When the line-up delayed matching phase was finished, participants
completed a filler task for 10 minutes (a Sudoku game).
Recognition phase
Following the distractor task, participants were told that they would view
a series of six-member line-ups and that their task was the same as
before – to select the target face that they had studied earlier. They were
informed that the line-ups may be different from the line-ups they had
seen in the delayed matching session. Participants were again cautioned
that the target face may or may not be present in the line-up. It was
emphasised that the line-ups would appear in a random order and would
not necessarily correspond with the order in which the participants had
studied the target faces.
Participants attempted to identify the targets from the same line-ups
used in the delayed matching procedure. For example, if they saw a
TA three-quarter pose line-up at delayed matching, they saw the
same line-up at recognition. The position of the line-up members was
rearranged between delayed matching and recognition to guard against
commitment effects – if participants recognised the line-up from the
delayed matching session, they may have been tempted to select the
same line-up position as before.
If participants recognised the target, they indicated the corresponding
number above the line-up member on the keypad; if they thought the
target was not present, they selected the appropriate option on the
keypad. This recognition procedure was repeated for the remaining 15
line-ups; the order of arrays was randomised across participants.
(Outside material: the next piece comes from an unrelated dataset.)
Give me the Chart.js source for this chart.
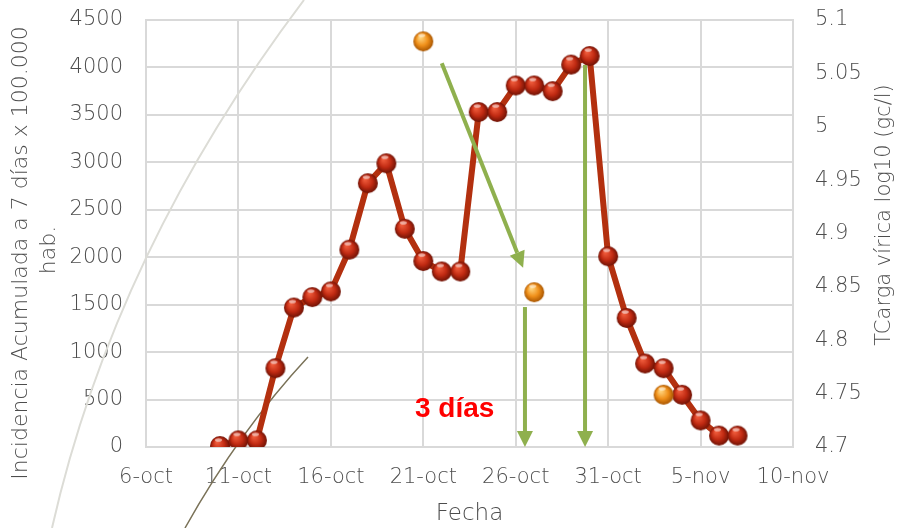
<!DOCTYPE html>
<html>
<head>
<meta charset="utf-8">
<script src="https://cdn.jsdelivr.net/npm/chart.js@4.4.1/dist/chart.umd.min.js"></script>
<style>
  html, body { margin: 0; padding: 0; background: #fff; }
  #wrap { width: 899px; height: 528px; }
</style>
</head>
<body>
<div id="wrap"><canvas id="myChart" width="899" height="528"></canvas></div>
<script>
// datos
const fechas = ['10-oct','11-oct','12-oct','13-oct','14-oct','15-oct','16-oct','17-oct','18-oct','19-oct',
  '20-oct','21-oct','22-oct','23-oct','24-oct','25-oct','26-oct','27-oct','28-oct','29-oct','30-oct',
  '31-oct','1-nov','2-nov','3-nov','4-nov','5-nov','6-nov','7-nov'];
const incidencia = [10, 70, 70, 830, 1470, 1580, 1640, 2080, 2780, 2990,
  2300, 1960, 1850, 1850, 3530, 3530, 3810, 3810, 3750, 4030, 4120,
  2010, 1360, 880, 830, 550, 280, 120, 120];
const fechasCarga = ['21-oct', '27-oct', '3-nov'];
const carga = [5.08, 4.845, 4.749];
const etiquetasX = ['6-oct','11-oct','16-oct','21-oct','26-oct','31-oct','5-nov','10-nov'];

// anotaciones (dia desde 6-oct, incidencia)
const flechas = [
  { desde: [16.0, 4045], hasta: [20.4, 1890] },
  { desde: [20.5, 1475], hasta: [20.5, 0] },
  { desde: [23.75, 4025], hasta: [23.75, 0] }
];
const texto3dias = { x: 16.7, y: 400, texto: '3 días' };
const tituloIzq = ['Incidencia Acumulada a 7 días x 100.000', 'hab.'];
const tituloDerecho = 'TCarga vírica log10 (gc/l)';

// 6-oct = dia 0
const dia = function(f){
  const p = f.split('-');
  const d = parseInt(p[0]);
  return p[1] === 'oct' ? d - 6 : d + 25;
};

const esfera = function(r, luz, base, sombra){
  const c = document.createElement('canvas');
  c.width = c.height = r * 2 + 2;
  const g = c.getContext('2d');
  const cx = r + 1, cy = r + 1;
  const grad = g.createRadialGradient(cx - r * 0.3, cy - r * 0.4, r * 0.1, cx, cy, r);
  grad.addColorStop(0, luz);
  grad.addColorStop(0.55, base);
  grad.addColorStop(1, sombra);
  g.fillStyle = grad;
  g.beginPath(); g.arc(cx, cy, r, 0, Math.PI * 2); g.fill();
  // brillo
  g.fillStyle = 'rgba(255,255,255,0.55)';
  g.beginPath(); g.ellipse(cx - r * 0.15, cy - r * 0.6, r * 0.35, r * 0.18, 0, 0, Math.PI * 2); g.fill();
  return c;
};

const bolaRoja = esfera(10, '#ee5a3a', '#c02a12', '#6e1205');
const bolaNaranja = esfera(10, '#ffd27a', '#f0901a', '#a85500');

const fuente = '"DejaVu Sans", sans-serif';
const tickFont = { family: fuente, size: 21, weight: '200' };
const gris = '#4d4d4d';

const decoracion = {
  id: 'decoracion',
  beforeDatasetsDraw(chart){
    const ctx = chart.ctx;
    ctx.save();
    ctx.strokeStyle = '#dcdcd6';
    ctx.lineWidth = 2;
    ctx.beginPath();
    ctx.moveTo(304, 0);
    ctx.quadraticCurveTo(115, 250, 52, 528);
    ctx.stroke();
    ctx.strokeStyle = '#7a7258';
    ctx.lineWidth = 1.5;
    ctx.beginPath();
    ctx.moveTo(308, 357);
    ctx.quadraticCurveTo(240, 430, 185, 528);
    ctx.stroke();
    ctx.restore();
  }
};

const anotaciones = {
  id: 'anotaciones',
  afterDatasetsDraw(chart){
    const ctx = chart.ctx;
    const sx = chart.scales.x, sy = chart.scales.y;
    ctx.save();
    ctx.strokeStyle = '#8fb04e';
    ctx.fillStyle = '#8fb04e';
    ctx.lineWidth = 4;
    flechas.forEach(function(f){
      const x0 = sx.getPixelForValue(f.desde[0]), y0 = sy.getPixelForValue(f.desde[1]);
      const x1 = sx.getPixelForValue(f.hasta[0]), y1 = sy.getPixelForValue(f.hasta[1]);
      const ang = Math.atan2(y1 - y0, x1 - x0);
      const largo = 16, ancho = 8;
      const bx = x1 - Math.cos(ang) * largo, by = y1 - Math.sin(ang) * largo;
      ctx.beginPath(); ctx.moveTo(x0, y0); ctx.lineTo(bx, by); ctx.stroke();
      ctx.beginPath();
      ctx.moveTo(x1, y1);
      ctx.lineTo(bx + Math.sin(ang) * ancho, by - Math.cos(ang) * ancho);
      ctx.lineTo(bx - Math.sin(ang) * ancho, by + Math.cos(ang) * ancho);
      ctx.closePath(); ctx.fill();
    });
    ctx.fillStyle = '#ff0000';
    ctx.font = 'bold 28px "Liberation Sans", Arial, sans-serif';
    ctx.textAlign = 'center';
    ctx.textBaseline = 'middle';
    ctx.fillText(texto3dias.texto, sx.getPixelForValue(texto3dias.x), sy.getPixelForValue(texto3dias.y));
    ctx.restore();

    // titulos de los ejes verticales, leidos de abajo hacia arriba
    ctx.save();
    ctx.fillStyle = gris;
    ctx.textAlign = 'center';
    ctx.textBaseline = 'middle';
    ctx.font = '200 22px ' + fuente;
    ctx.save();
    ctx.translate(21, 253);
    ctx.rotate(-Math.PI / 2);
    ctx.fillText(tituloIzq[0], 0, 0);
    ctx.restore();
    ctx.save();
    ctx.translate(49, 250);
    ctx.rotate(-Math.PI / 2);
    ctx.fillText(tituloIzq[1], 0, 0);
    ctx.restore();
    ctx.font = '200 21px ' + fuente;
    ctx.translate(chart.scales.y1.right - 14, 215);
    ctx.rotate(-Math.PI / 2);
    ctx.fillText(tituloDerecho, 0, 0);
    ctx.restore();
  }
};

const sinPadding = (s) => { s.paddingTop = 0; s.paddingBottom = 0; };

const ctx = document.getElementById('myChart').getContext('2d');
const myChart = new Chart(ctx, {
  type: 'line',
  data: {
    datasets: [{
      label: 'Incidencia',
      data: fechas.map((f, i) => ({ x: dia(f), y: incidencia[i] })),
      borderColor: '#b3300f',
      borderWidth: 6,
      pointStyle: bolaRoja,
      yAxisID: 'y',
      order: 2
    }, {
      label: 'Carga vírica',
      data: fechasCarga.map((f, i) => ({ x: dia(f), y: carga[i] })),
      showLine: false,
      pointStyle: bolaNaranja,
      yAxisID: 'y1',
      order: 1
    }]
  },
  options: {
    responsive: false,
    animation: false,
    events: [],
    layout: { padding: { top: 20, left: 0, right: 0, bottom: 0 } },
    plugins: { legend: { display: false }, tooltip: { enabled: false } },
    scales: {
      x: {
        type: 'linear', min: 0, max: 35,
        afterFit: (s) => { s.height = 81; s.paddingLeft = 0; s.paddingRight = 0; },
        ticks: { stepSize: 5, color: gris, font: tickFont, padding: 18, maxRotation: 0,
          callback: (v) => etiquetasX[v / 5] },
        grid: { color: '#d9d9d9', lineWidth: 2, drawTicks: false },
        border: { color: '#d9d9d9', width: 2 },
        title: { display: true, text: 'Fecha', color: gris, font: { family: fuente, size: 23, weight: '200', lineHeight: 1.2 }, padding: { top: 0, bottom: 0 } }
      },
      y: {
        position: 'left', min: 0, max: 4500,
        afterFit: (s) => { s.width = 146; sinPadding(s); },
        ticks: { stepSize: 500, color: gris, font: tickFont, padding: 23, callback: (v) => String(v) },
        grid: { color: '#d9d9d9', lineWidth: 2, drawTicks: false },
        border: { color: '#d9d9d9', width: 2 }
      },
      y1: {
        position: 'right', min: 4.7, max: 5.1,
        afterFit: (s) => { s.width = 106; sinPadding(s); },
        ticks: { stepSize: 0.05, color: gris, font: tickFont, padding: 22,
          callback: (v) => String(Number(v.toFixed(2))) },
        grid: { display: false, drawTicks: false },
        border: { color: '#d9d9d9', width: 2 }
      }
    }
  },
  plugins: [decoracion, anotaciones]
});
</script>
</body>
</html>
When all recognition trials were completed, participants who responded
‘0’ (not present) to a TP line-up – i.e. who had incorrectly rejected the
line-up – were given another chance to respond to the line-up. They were
shown the same line-ups to which they had responded ‘not present’ and
were then required to make a selection (i.e. a forced choice; however,
data from the forced choices were not included in the present analyses).
The order of these line-ups was randomised.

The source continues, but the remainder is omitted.